For well over a hundred years Union Square Park has been a site for people to lounge, congregate, protest, rest, and more. Our current perception of the park often overlooks the important historical events that have taken place there. The park was built in the 1830s after the Common Council purchased private property to establish an open space (Shapiro). Before the space was made into a public park, it had been co-opted by the wealthy and regarded as separate private space kept “beautiful” by normative standards and by the exclusion of common people. At this time, the park was demarcated by fences positioned against a densely populated city. In 1872, Frederick Law Olmsted redesigned the park to be more accessible to all people by taking down the fencing and creating more open space for mass public gatherings. This led to diverse ethnic groups and lower income citizens to mingling among other classes and allowed Union Square to become a site of political agitation.
In fact, Union Square has a long history as a center for political protest, activism and strikes. The first official Labor Day occurred in Union Square in 1882. At this time the holiday was not a celebration, as it is today, but a protest of twenty-five thousand people demanding an end to the use of child labor, an eight-hour workday, and many also advocating an end to rent obligations (Kayton). In 1886 on International Workers Day thirty thousand gathered in the square. Numerous other protests also attracted tens of thousand of people to protest injustices such as depression era conditions, workers' deaths in strikes, state executions, war, and unfair elections (Kayton). Using Daniel Opler’s definition of a strike as a “cultural act” used by workers to impart and spread their message to other workers, it is clear how important a public protest space is to further proletariat political movements and also clear why the space was now dangerous to those in power. The use of Union Square as a communal gathering space of “radical people” who pose a threat to both the governmental and economic status quo was ended by the 1980s.
During the 80s the city spent $3.6 million in renovations on the Park (Kayton). The renovations both caused and coincided with the surrounding areas transformation from one characterized by “low-rent office buildings, inexpensive stores, and single-room occupancy hotels” (Deutsche) into the Union Square area of today inundated with chain stores and luxury commercial and residential spaces. Coinciding with the renovations to the Park, New York lost over 100,000 blue-collar jobs and “gained over twice that many in the finance, insurance, and other business industries” (Deutsche). At the same time the city was trying to attract an increasingly wealthy population, it was displacing the people who inhabit Union Square, (the homeless) and the surrounding community, by out pricing them through the active encouragement of gentrification. The renovations to the park created a sanitized version of the formerly revolutionary space and paved the way for upscale commercialization.
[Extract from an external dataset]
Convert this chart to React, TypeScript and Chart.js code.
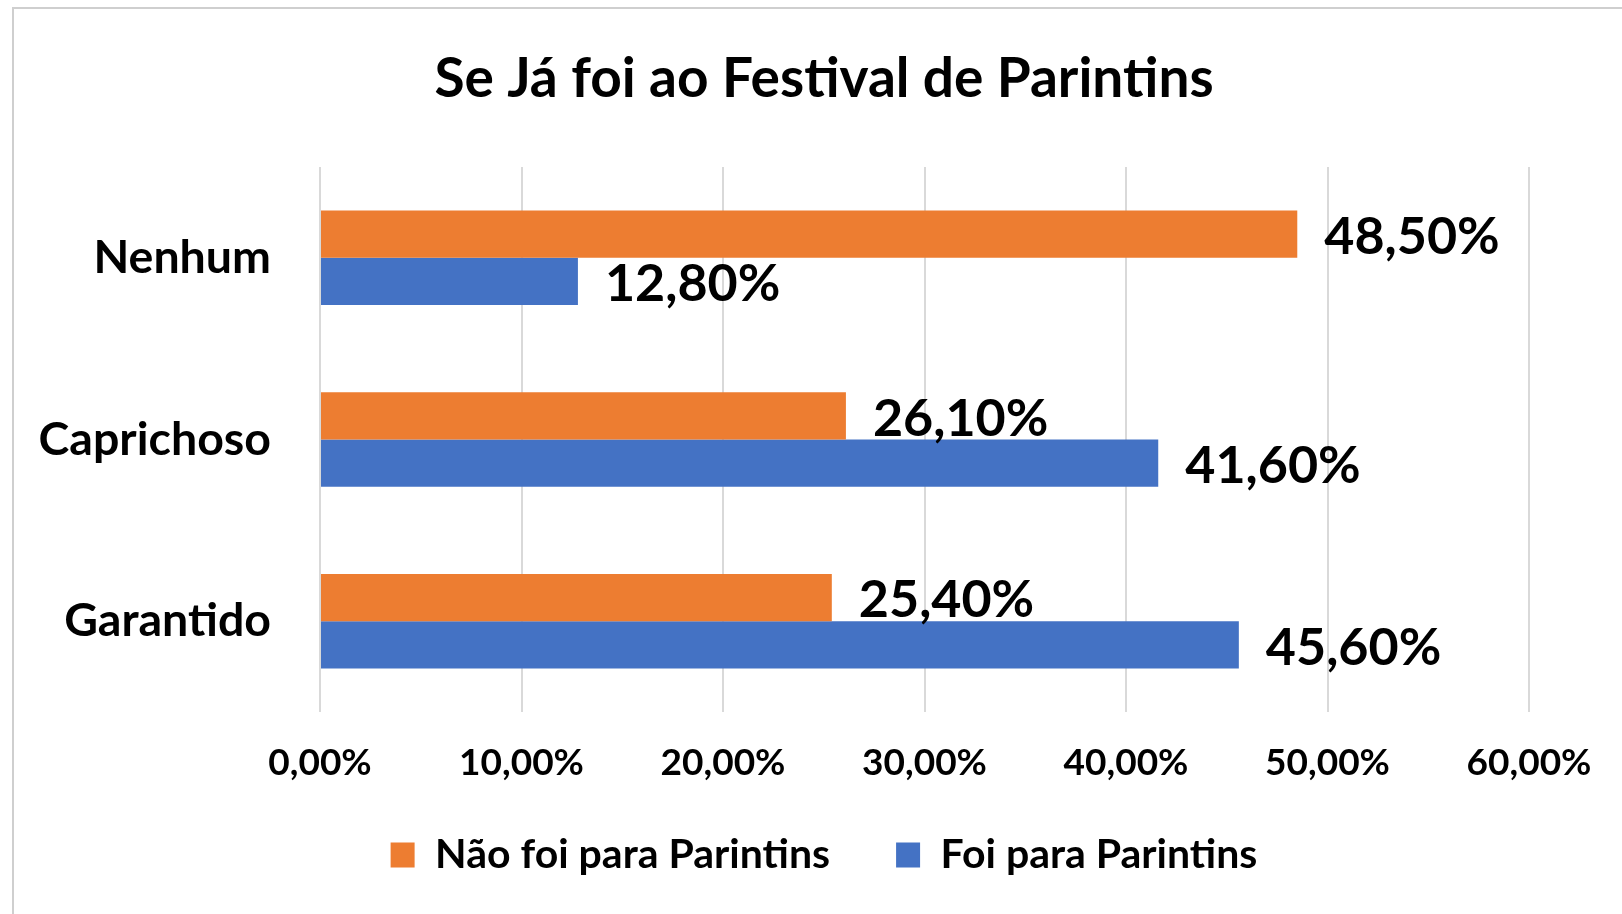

The erasure of Union Squares’ history of social spirit, movements, and protest highlights the connection between architecture, politics and economics.
- Clare Delaney and Upahar Rana
Deutsche, Rosalyn. “Krzysztof Wodiczko’s ‘Homeless Projection’ and the Site of Urban ‘Revitalization.’” October Vol 38 (Autumn, 1986) 63-98.
Kayton, Bruce. Radical Walking Tours of New York City. New York: Seven Stories Press, 2003.
Opler, Daniel. “Money Business in Union Square: A Cultural Analysis of the Klein’s-Ohrbach’s Strikes of 1934-5.” Journal of Social History Vol. 36 No. 1 (Autumn, 2002) 149-164.